China economy to overtake US by 2019

BEIJING: China will overtake the United States economically within six years, an official research institute predicts, and go on to become the world's most important country in three decades more, state media said yesterday.
The findings came from the Nation's Health Report issued by the Chinese Academy of Sciences, the Global Times said, without giving details of the criteria used for the prediction.
China's economy would be larger than that of the US by 2019, it cited the document as saying, and China's "international status" would exceed that of the US by 2049, the 100th anniversary of the founding of the People's Republic.
"National health" was defined as a country's "overall conditions... using resource sufficiency and wealth distribution as the major criteria", the Global Times said, but did not go into specifics.
China ranked as the 11th "healthiest" country out of some 100 nations, it said, just behind Costa Rica, with Sweden in top position.
The official Xinhua news agency said China was given a national health status of "up to standard", though the US, Japan and Britain were deemed "health deficient".
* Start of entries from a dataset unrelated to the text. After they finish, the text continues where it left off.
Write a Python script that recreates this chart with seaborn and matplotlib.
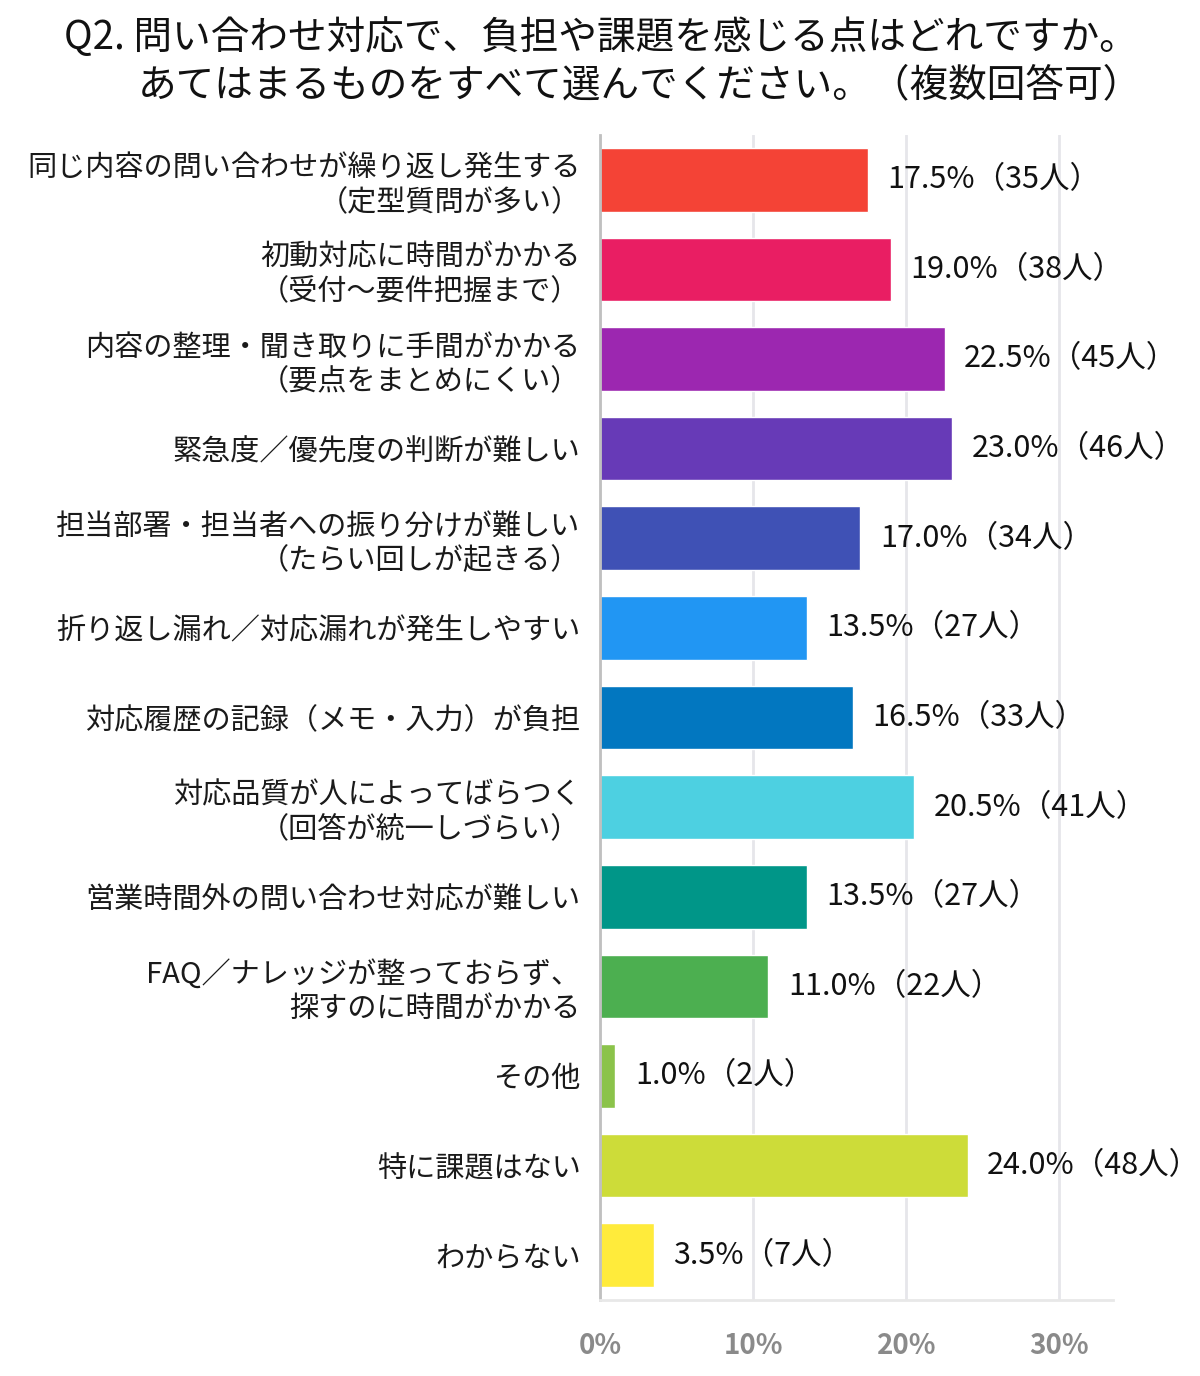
import matplotlib
matplotlib.use("Agg")
import matplotlib.pyplot as plt
import seaborn as sns
import pandas as pd

categories = [
    "同じ内容の問い合わせが繰り返し発生する\n（定型質問が多い）",
    "初動対応に時間がかかる\n（受付～要件把握まで）",
    "内容の整理・聞き取りに手間がかかる\n（要点をまとめにくい）",
    "緊急度／優先度の判断が難しい",
    "担当部署・担当者への振り分けが難しい\n（たらい回しが起きる）",
    "折り返し漏れ／対応漏れが発生しやすい",
    "対応履歴の記録（メモ・入力）が負担",
    "対応品質が人によってばらつく\n（回答が統一しづらい）",
    "営業時間外の問い合わせ対応が難しい",
    "FAQ／ナレッジが整っておらず、\n探すのに時間がかかる",
    "その他",
    "特に課題はない",
    "わからない",
]
percent = [17.5, 19.0, 22.5, 23.0, 17.0, 13.5, 16.5, 20.5, 13.5, 11.0, 1.0, 24.0, 3.5]
people = [35, 38, 45, 46, 34, 27, 33, 41, 27, 22, 2, 48, 7]
colors = ["#F44336", "#E91E63", "#9C27B0", "#673AB7", "#3F51B5", "#2196F3",
          "#0277C0", "#4DD0E1", "#009688", "#4CAF50", "#8BC34A", "#CDDC39", "#FFEB3B"]
xticks = [0, 10, 20, 30]
xtick_labels = ["0%", "10%", "20%", "30%"]
title_line1 = "Q2. 問い合わせ対応で、負担や課題を感じる点はどれですか。"
title_line2 = "あてはまるものをすべて選んでください。（複数回答可）"

sns.set_theme(style="white")
plt.rcParams["font.family"] = ["Noto Sans CJK JP", "DejaVu Sans"]

df = pd.DataFrame({"cat": categories, "pct": percent, "n": people})

fig = plt.figure(figsize=(12, 13.76), dpi=100)
ax = fig.add_axes([0.5, 1 - 1300 / 1376, (1113 - 600) / 1200, (1300 - 135) / 1376])

sns.barplot(data=df, x="pct", y="cat", hue="cat", palette=colors, legend=False,
            orient="h", width=0.71, saturation=1, ax=ax)

ax.set_xlim(0, 33.5)
ax.set_ylim(12.5, -0.5)
ax.set_xlabel("")
ax.set_ylabel("")
ax.set_xticks(xticks)
ax.set_xticklabels(xtick_labels, color="#8a8a8a", fontsize=20, fontweight="bold")
ax.grid(axis="x", color="#e6e6ea", linewidth=2)
ax.set_axisbelow(True)
ax.tick_params(axis="x", length=18, width=2, color="#e6e6ea", pad=5)
ax.tick_params(axis="y", length=0, pad=14, labelsize=21, labelcolor="#1a1a1a")
for s in ["top", "right"]:
    ax.spines[s].set_visible(False)
ax.spines["bottom"].set_color("#e8e8e8")
ax.spines["bottom"].set_linewidth(2)
ax.spines["left"].set_color("#c0c0c0")
ax.spines["left"].set_linewidth(2)
ax.spines["left"].set_bounds(12.5, -0.5)

for lbl in ax.get_yticklabels():
    lbl.set_linespacing(1.2)

for i, (p, n) in enumerate(zip(percent, people)):
    ax.annotate(f"{p:.1f}%（{n}人）", xy=(p, i), xytext=(14, 0), textcoords="offset points",
                va="center", ha="left", fontsize=22, color="#111111")

fig.text(601 / 1200, 1 - 38 / 1376, title_line1, ha="center", va="center", fontsize=27.8, color="#111111")
fig.text(640 / 1200, 1 - 85 / 1376, title_line2, ha="center", va="center", fontsize=27.8, color="#111111")

fig.savefig("out.png", dpi=100, facecolor="white")
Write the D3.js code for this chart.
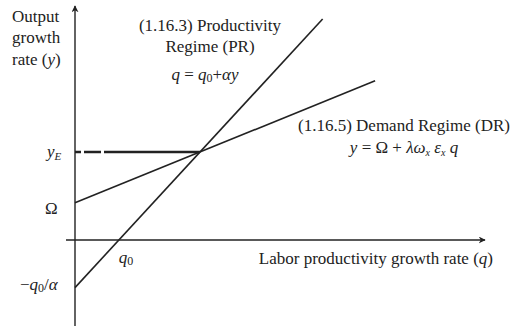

The report could not immediately be independently obtained from the Chinese Academy of Sciences.
China's stunning economic growth rates, increases in military spending and overlapping security interests in the Asia-Pacific region with the US have sparked concerns the countries could find themselves increasingly at odds in coming decades as they jockey for global influence.
But the Global Times, which has close ties to China's ruling Communist Party, said the document's findings were seen by some as overly nationalistic.
"The report is indicative of an anti-US sentiment in Chinese society," Fang Zhouzi, described as a prominent whistleblower on academic fraud, told the paper.
"It casts the US as a potential threat and links the goals of China's national revival to surpassing the US," he added.
Decades of economic reform and openness to foreign investment have propelled China from a poor, overwhelmingly agricultural country to become the world's second-largest economy behind the US.
International analysts widely expect China's economy, given its high growth rates, to overtake the US in terms of gross domestic product, or total size, some time in the first half of this century, though differ on exact timing and criteria.